Use v0.1.6.post1 instead, unless you clone the repo first then install.
Features
- Quantize on target device.
- Meta-offloading uses pinned memory for faster/async transfers.
- Loading saved LoRA weights automatically adds LoRA modules if not already present.
- pip install automatically compiles the CUDA kernels now.
- CUDA backend automatically detected and used when available.
- You can quantize any HF model automatically via AutoHQQHFModel.
- Faster meta-offloading with CUDA streams (experimental).

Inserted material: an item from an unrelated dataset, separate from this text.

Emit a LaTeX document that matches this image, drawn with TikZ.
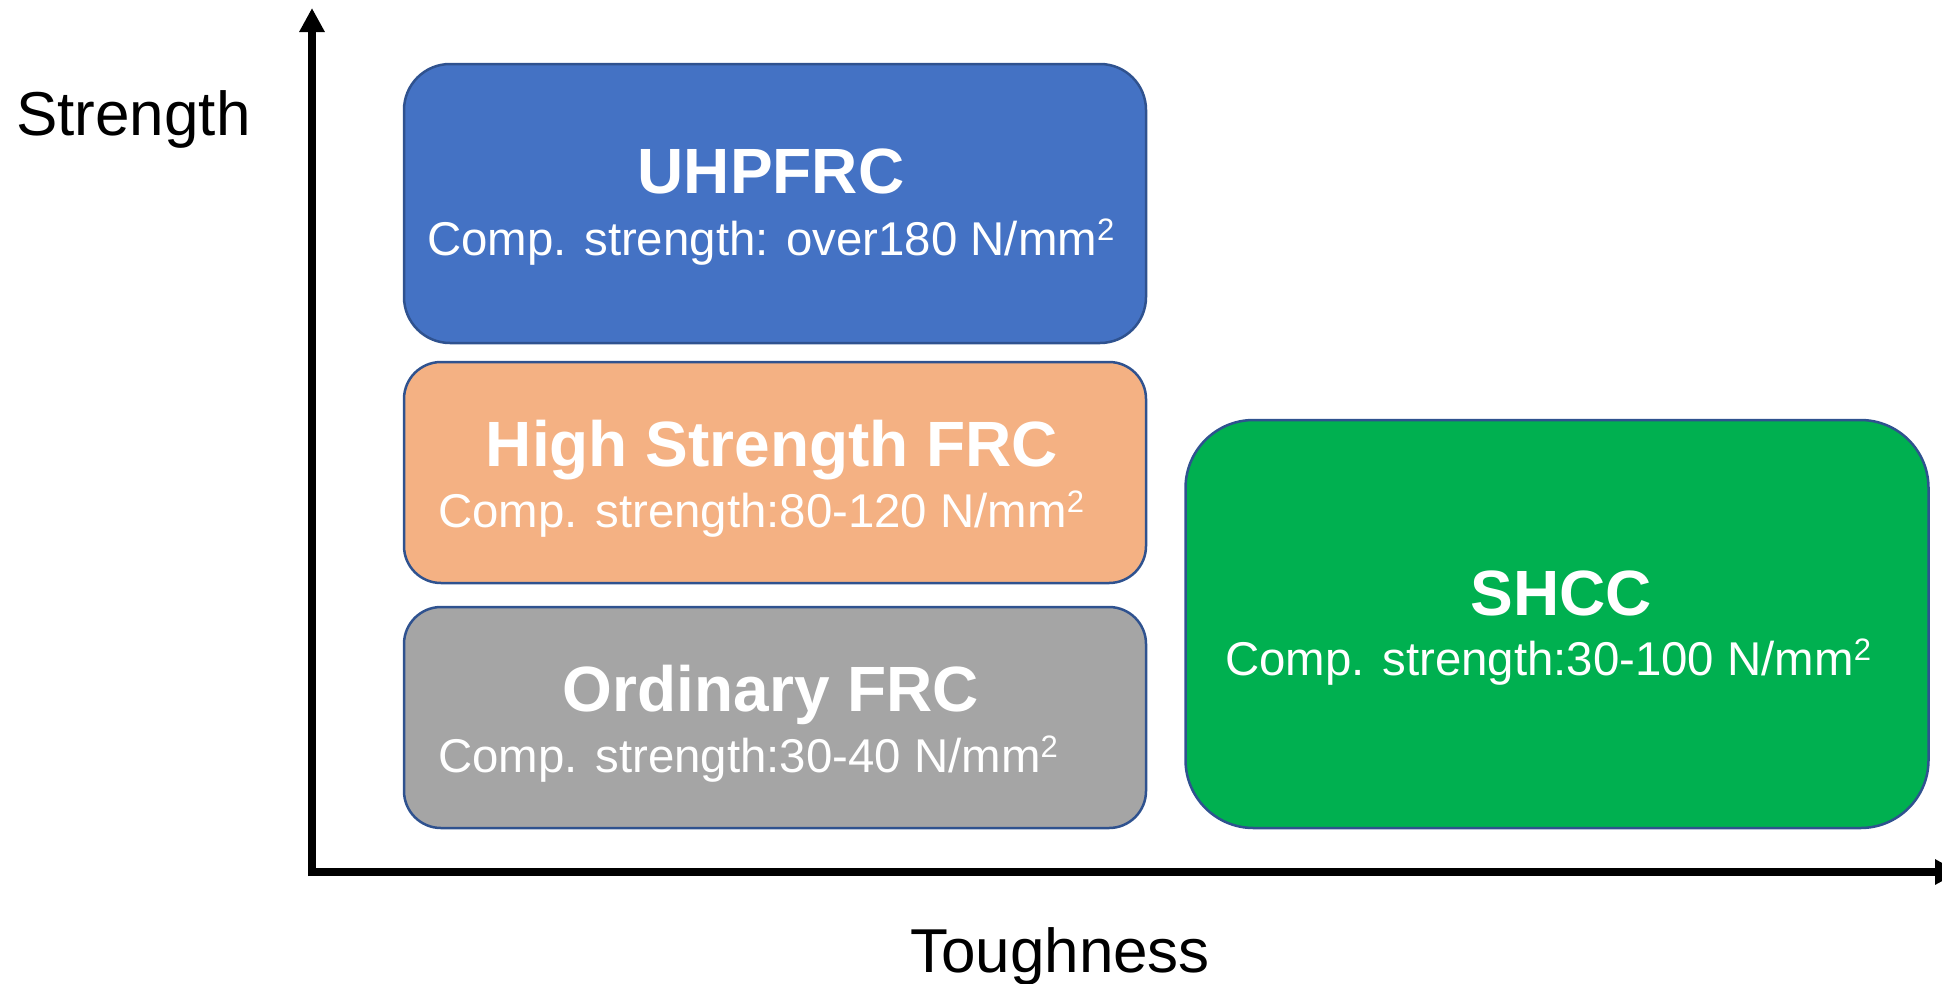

- Int8 matmul (experimental).
- Shared memory CUDA kernels (experimental).
Bugs
- Fix Peft bias dtype.
- Removed auto backend setting in LoRA.
- All HQQLinear dtype/device-related overloads now return self which should solve a couple of issues.
Other
- Refactor backends (using backprop backends by default now).
- Added typing.
- Ruff fix and reformat all Python files.
- Refactor ATEN for reference tensors.
Issues
- Using CUDA streams for offloading is faster but uses more memory (~+700MB with Llama2-7B 2-bit/gs=16) . In fact, sometimes it's almost as fast as keeping data on the GPU, so worth looking into this.
- Shared memory CUDA kernels are a bit slower than without for some reason.
- The block size setting doesn't have much influence on the speed.
- Int8 matmul is slower than fp16 with the current "placeholder" implementation, it should be done on the Aten/CUDA side.